Leave a stack at the hospice. That one-pager gives the social worker something real to hand a family, something more useful than a business card or a brochure. It shifts the family’s thinking from “Who’s the cheapest?” to “Who’s going to take the best care of us?” When families start asking those kinds of questions, firms that lead with transparency and care are the ones they choose.
It’s not just hospice
Hospice is the biggest channel because of the volume: 50% of deaths, 1.7 million families a year. But the question “Do you know a good funeral home?” gets asked in a lot of places.
Hospital social workers hear it after unexpected deaths. Elder care attorneys hear it from clients doing estate planning. Clergy hears it from congregation members. Nursing home and assisted living staff hear it from residents’ families. Even financial advisors and insurance agents hear it from time to time.
Every one of these people is a potential answer to the question. And the approach is the same everywhere: introduce yourself, offer to be a resource, and let them see who you are. You don’t need a different strategy for each one. You need the same thing you bring to every arrangement room: genuine care and useful expertise, directed at the professionals who are already serving your future families.
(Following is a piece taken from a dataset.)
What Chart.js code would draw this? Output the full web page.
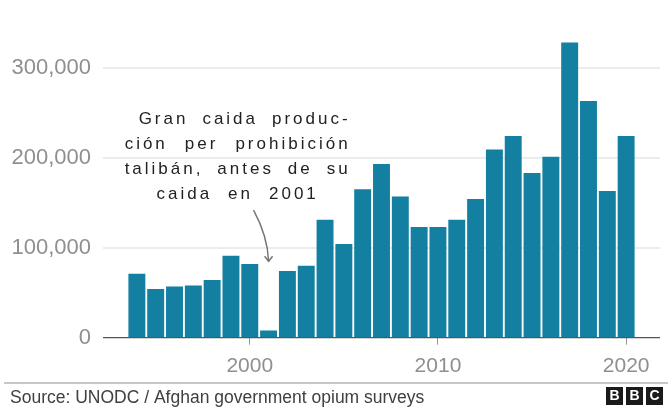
<!DOCTYPE html>
<html>
<head>
<meta charset="utf-8">
<script src="https://cdn.jsdelivr.net/npm/chart.js@4/dist/chart.umd.min.js"></script>
<style>
  html, body { margin: 0; padding: 0; background: #fff; }
  canvas { display: block; }
</style>
</head>
<body>
<canvas id="chart-bar" width="672" height="408"></canvas>
<script>
// opium poppy cultivation, hectares
var years = [1994, 1995, 1996, 1997, 1998, 1999, 2000, 2001, 2002, 2003, 2004, 2005, 2006, 2007,
  2008, 2009, 2010, 2011, 2012, 2013, 2014, 2015, 2016, 2017, 2018, 2019, 2020];
var hectares = [71000, 54000, 57000, 58000, 64000, 91000, 82000, 8000, 74000, 80000, 131000, 104000, 165000, 193000,
  157000, 123000, 123000, 131000, 154000, 209000, 224000, 183000, 201000, 328000, 263000, 163000, 224000];
var xTickYears = [2000, 2010, 2020];
var yTickValues = [0, 100000, 200000, 300000];

var noteLines = ["Gran caida produc-", "ción per prohibición", "talibán, antes de su", "caida en 2001"];
var noteYear = 2001;
var noteValue = 85000;
var sourceText = "Source: UNODC / Afghan government opium surveys";

var barColor = "#1380A1";

// width of a word drawn with extra letter spacing
function wordWidth(ctx, w, sp) {
  var t = 0;
  for (var i = 0; i < w.length; i++) t += ctx.measureText(w[i]).width;
  return t + sp * (w.length - 1);
}
function drawWord(ctx, w, x, y, sp) {
  for (var i = 0; i < w.length; i++) {
    ctx.fillText(w[i], x, y);
    x += ctx.measureText(w[i]).width + sp;
  }
}

var extrasPlugin = {
  id: "extras",
  afterDraw: function (chart) {
    var ctx = chart.ctx;
    var xs = chart.scales.x, ys = chart.scales.y;
    ctx.save();

    // annotation text, justified block, last line centred
    var sp = 3;
    var left = xs.getPixelForValue(1993.35), right = xs.getPixelForValue(2005.2);
    var base = ys.getPixelForValue(238000);
    ctx.font = "17px 'Liberation Sans', Arial, sans-serif";
    ctx.fillStyle = "#222";
    ctx.textBaseline = "alphabetic";
    ctx.textAlign = "left";
    noteLines.forEach(function (line, i) {
      var words = line.split(" ");
      var widths = words.map(function (w) { return wordWidth(ctx, w, sp); });
      var total = widths.reduce(function (a, b) { return a + b; }, 0);
      var y = base + i * 25;
      var x, gap;
      if (i === noteLines.length - 1) {
        gap = 19;
        x = (left + right) / 2 - (total + gap * (words.length - 1)) / 2;
      } else {
        var l = i === 0 ? left + 14 : left;
        gap = (right - l - total) / (words.length - 1);
        x = l;
      }
      words.forEach(function (w, k) {
        drawWord(ctx, w, x, y, sp);
        x += widths[k] + gap;
      });
    });

    // arrow down to the 2001 bar
    var tx = xs.getPixelForValue(noteYear), ty = ys.getPixelForValue(noteValue);
    ctx.strokeStyle = "#777";
    ctx.lineWidth = 1.5;
    ctx.beginPath();
    ctx.moveTo(tx - 15, ty - 51);
    ctx.quadraticCurveTo(tx - 1, ty - 25, tx, ty);
    ctx.stroke();
    ctx.beginPath();
    ctx.moveTo(tx - 4, ty - 5);
    ctx.lineTo(tx, ty);
    ctx.lineTo(tx + 4, ty - 5);
    ctx.stroke();

    // footer
    ctx.strokeStyle = "#c8c8c8";
    ctx.lineWidth = 2;
    ctx.beginPath();
    ctx.moveTo(4, 383);
    ctx.lineTo(668, 383);
    ctx.stroke();

    ctx.font = "17.5px 'Liberation Sans', Arial, sans-serif";
    ctx.fillStyle = "#404040";
    ctx.textAlign = "left";
    ctx.fillText(sourceText, 10, 403);

    ["B", "B", "C"].forEach(function (ch, i) {
      var bx = 606 + i * 20;
      ctx.fillStyle = "#1a1a1a";
      ctx.fillRect(bx, 387, 17, 18);
      ctx.fillStyle = "#fff";
      ctx.font = "bold 14px 'Liberation Sans', Arial, sans-serif";
      ctx.textAlign = "center";
      ctx.textBaseline = "middle";
      ctx.fillText(ch, bx + 8.5, 396.5);
    });
    ctx.restore();
  }
};

var ctx = document.getElementById("chart-bar").getContext("2d");
new Chart(ctx, {
  type: "bar",
  data: {
    datasets: [
      {
        label: "Hectares",
        data: years.map(function (y, i) { return { x: y, y: hectares[i] }; }),
        backgroundColor: barColor,
        borderWidth: 0,
        categoryPercentage: 1,
        barPercentage: 0.9,
      },
    ],
  },
  options: {
    responsive: false,
    animation: false,
    layout: {
      padding: { top: 40.7, right: 12, bottom: 0, left: 0 },
    },
    plugins: {
      legend: { display: false },
      tooltip: { enabled: false },
    },
    scales: {
      x: {
        type: "linear",
        min: 1992.2,
        max: 2021.8,
        offset: false,
        afterBuildTicks: function (scale) {
          scale.ticks = xTickYears.map(function (v) { return { value: v }; });
        },
        afterFit: function (scale) { scale.height = 70.3; },
        border: { display: false },
        grid: {
          offset: false,
          drawOnChartArea: false,
          drawTicks: true,
          tickLength: 7,
          tickColor: "#999",
          tickWidth: 1,
        },
        ticks: {
          padding: 9,
          color: "#8f8f8f",
          maxRotation: 0,
          font: { size: 21, family: "'Liberation Sans', Arial, sans-serif" },
          callback: function (v) { return String(v); },
        },
      },
      y: {
        min: 0,
        max: 330000,
        afterBuildTicks: function (scale) {
          scale.ticks = yTickValues.map(function (v) { return { value: v }; });
        },
        afterFit: function (scale) { scale.width = 103; },
        border: { display: false },
        grid: {
          drawTicks: false,
          lineWidth: function (c) { return c.tick && c.tick.value === 0 ? 1.2 : 2; },
          color: function (c) { return c.tick && c.tick.value === 0 ? "#555" : "#ececec"; },
        },
        ticks: {
          padding: 12,
          color: "#8f8f8f",
          font: { size: 22, family: "'Liberation Sans', Arial, sans-serif" },
          callback: function (v) { return v.toLocaleString("en-US"); },
        },
      },
    },
  },
  plugins: [extrasPlugin],
});
</script>
</body>
</html>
Five things you can do this week
- Think about where your best families came from. Not your biggest arrangements, your best ones. The families where the conversation flowed, the service felt personal, and you drove home knowing you did exactly what you’re supposed to do. Trace them back. How did they find you? If the answer is a person, you already know this works. You just haven’t done it on purpose yet.
- List the hospices within 25 miles. Name, phone number, social services director if you can find it. Your state hospice association directory is a good place to start. Most areas have three to five. Write them down. That’s your starting map.
- Pick one topic you could teach without slides. VA benefits. Social Security. Power of attorney. Pre-planning. Choose the one you’ve explained to families a hundred times and sketch a 30-minute version for a room of hospice staff. The same clear, human explanation you’d give a family at your table works just as well for a care team.
- Make one introduction. Just one. Stop by a hospice, send an email, or make a phone call. “We offer free 30-minute educational sessions for hospice teams on topics like VA benefits. Would that be useful for your staff?” One conversation is all it takes to open a door.
- Make a “Questions to Ask” one-pager. One page. Not a brochure. A helpful guide for families that any social worker or chaplain would feel good handing out. This little piece of paper works for you long after your in-service is over.
The question isn’t going away
“Do you know a good funeral home?”
It was asked today. It’ll be asked tomorrow. It’s asked in hospice rooms and hospital hallways and living rooms and church parking lots all over your community, every week.
You don’t need a bigger marketing budget to become the answer. You don’t need a new website or a better ad campaign. You need the people who are already being asked that question to know your name, your face, and what kind of funeral director you are.
Give them a reason to say your name. The families will follow.